MATERIAL:
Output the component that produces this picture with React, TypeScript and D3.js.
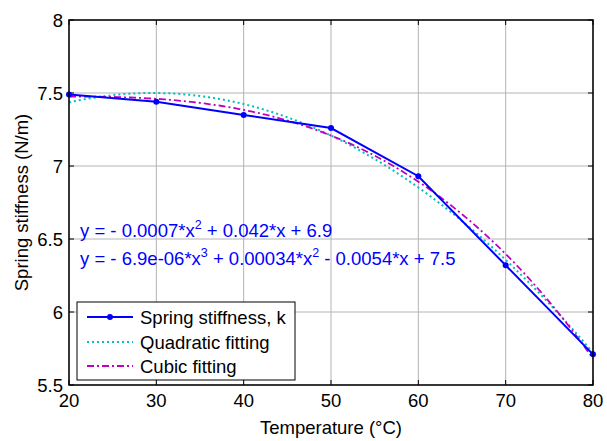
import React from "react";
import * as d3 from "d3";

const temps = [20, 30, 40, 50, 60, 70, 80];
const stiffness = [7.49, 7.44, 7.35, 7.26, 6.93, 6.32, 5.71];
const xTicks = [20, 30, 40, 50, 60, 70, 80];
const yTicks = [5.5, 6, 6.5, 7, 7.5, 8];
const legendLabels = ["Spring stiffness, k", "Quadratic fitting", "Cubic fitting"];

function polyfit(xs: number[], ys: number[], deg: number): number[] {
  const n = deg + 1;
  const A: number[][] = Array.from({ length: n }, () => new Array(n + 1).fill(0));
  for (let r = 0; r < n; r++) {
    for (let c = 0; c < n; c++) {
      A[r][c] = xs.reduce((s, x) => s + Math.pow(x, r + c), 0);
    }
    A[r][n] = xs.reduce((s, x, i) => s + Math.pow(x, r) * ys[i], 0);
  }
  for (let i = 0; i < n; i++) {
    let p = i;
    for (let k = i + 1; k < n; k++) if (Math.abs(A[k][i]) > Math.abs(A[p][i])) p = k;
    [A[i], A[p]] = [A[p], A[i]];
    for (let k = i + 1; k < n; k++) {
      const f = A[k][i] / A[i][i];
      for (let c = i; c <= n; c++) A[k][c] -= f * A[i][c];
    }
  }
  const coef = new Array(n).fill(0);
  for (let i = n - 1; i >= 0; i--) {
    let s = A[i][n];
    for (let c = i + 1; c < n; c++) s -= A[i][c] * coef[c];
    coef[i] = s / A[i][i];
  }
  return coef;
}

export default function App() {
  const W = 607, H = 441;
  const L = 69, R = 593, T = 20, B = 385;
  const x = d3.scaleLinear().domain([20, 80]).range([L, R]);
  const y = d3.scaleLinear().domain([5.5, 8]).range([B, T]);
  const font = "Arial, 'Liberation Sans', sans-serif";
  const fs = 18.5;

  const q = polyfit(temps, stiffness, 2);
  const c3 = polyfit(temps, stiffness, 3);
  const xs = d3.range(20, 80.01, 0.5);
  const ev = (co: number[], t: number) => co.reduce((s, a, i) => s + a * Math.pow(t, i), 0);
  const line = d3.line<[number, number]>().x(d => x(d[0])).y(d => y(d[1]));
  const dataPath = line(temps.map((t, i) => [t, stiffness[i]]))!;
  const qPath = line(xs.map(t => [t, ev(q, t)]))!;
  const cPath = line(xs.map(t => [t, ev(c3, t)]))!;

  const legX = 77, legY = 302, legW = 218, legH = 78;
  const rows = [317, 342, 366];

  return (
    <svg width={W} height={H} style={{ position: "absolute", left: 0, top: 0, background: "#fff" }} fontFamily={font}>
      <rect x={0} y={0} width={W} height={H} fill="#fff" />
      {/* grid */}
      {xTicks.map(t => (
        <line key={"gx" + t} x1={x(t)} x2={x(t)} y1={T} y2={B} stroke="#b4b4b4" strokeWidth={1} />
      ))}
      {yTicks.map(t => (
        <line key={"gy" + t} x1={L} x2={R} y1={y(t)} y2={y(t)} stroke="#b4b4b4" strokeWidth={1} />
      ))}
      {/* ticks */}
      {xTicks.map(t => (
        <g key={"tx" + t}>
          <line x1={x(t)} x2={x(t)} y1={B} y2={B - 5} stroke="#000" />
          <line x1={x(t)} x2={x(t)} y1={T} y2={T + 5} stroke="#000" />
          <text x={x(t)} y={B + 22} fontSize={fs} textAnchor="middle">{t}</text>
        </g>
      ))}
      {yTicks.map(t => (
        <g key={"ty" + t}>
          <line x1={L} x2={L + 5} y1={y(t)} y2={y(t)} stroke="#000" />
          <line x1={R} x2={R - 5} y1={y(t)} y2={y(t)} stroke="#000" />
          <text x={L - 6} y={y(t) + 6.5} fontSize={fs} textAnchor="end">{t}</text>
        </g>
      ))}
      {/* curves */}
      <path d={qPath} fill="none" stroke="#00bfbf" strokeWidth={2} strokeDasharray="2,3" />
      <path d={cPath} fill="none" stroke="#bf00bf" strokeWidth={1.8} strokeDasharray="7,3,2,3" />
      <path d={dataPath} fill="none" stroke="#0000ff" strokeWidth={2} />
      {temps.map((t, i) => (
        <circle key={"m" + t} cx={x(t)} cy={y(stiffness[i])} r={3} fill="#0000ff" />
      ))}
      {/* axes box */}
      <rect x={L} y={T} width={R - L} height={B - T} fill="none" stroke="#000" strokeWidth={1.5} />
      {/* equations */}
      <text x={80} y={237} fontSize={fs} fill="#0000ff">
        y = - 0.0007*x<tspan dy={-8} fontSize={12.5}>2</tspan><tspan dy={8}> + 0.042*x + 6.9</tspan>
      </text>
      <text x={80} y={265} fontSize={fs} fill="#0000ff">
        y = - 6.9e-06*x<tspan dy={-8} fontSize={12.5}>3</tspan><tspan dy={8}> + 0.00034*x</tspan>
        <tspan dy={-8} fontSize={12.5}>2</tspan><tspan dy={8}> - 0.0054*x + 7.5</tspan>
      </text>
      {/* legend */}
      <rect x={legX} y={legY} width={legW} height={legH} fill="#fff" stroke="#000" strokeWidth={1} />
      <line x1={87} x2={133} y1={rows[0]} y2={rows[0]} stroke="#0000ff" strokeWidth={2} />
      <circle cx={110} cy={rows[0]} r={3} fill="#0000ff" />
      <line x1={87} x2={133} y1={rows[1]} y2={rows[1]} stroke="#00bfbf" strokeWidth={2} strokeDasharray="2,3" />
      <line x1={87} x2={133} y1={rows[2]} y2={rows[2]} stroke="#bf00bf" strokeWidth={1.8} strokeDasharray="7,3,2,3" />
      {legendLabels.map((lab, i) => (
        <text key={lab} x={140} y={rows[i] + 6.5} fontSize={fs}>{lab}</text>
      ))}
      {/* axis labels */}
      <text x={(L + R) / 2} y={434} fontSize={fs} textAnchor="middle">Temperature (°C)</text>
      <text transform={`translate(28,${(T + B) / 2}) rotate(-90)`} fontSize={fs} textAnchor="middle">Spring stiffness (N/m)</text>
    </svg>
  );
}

WHAT YOU HAVE TO DO:
Return, unchanged, the lines from the first line of the material through the line that holds "import * as", inclusive, omitting pictures.

WRITTEN RESPONSE:
Output the component that produces this picture with React, TypeScript and D3.js.
import React from "react";
import * as d3 from "d3";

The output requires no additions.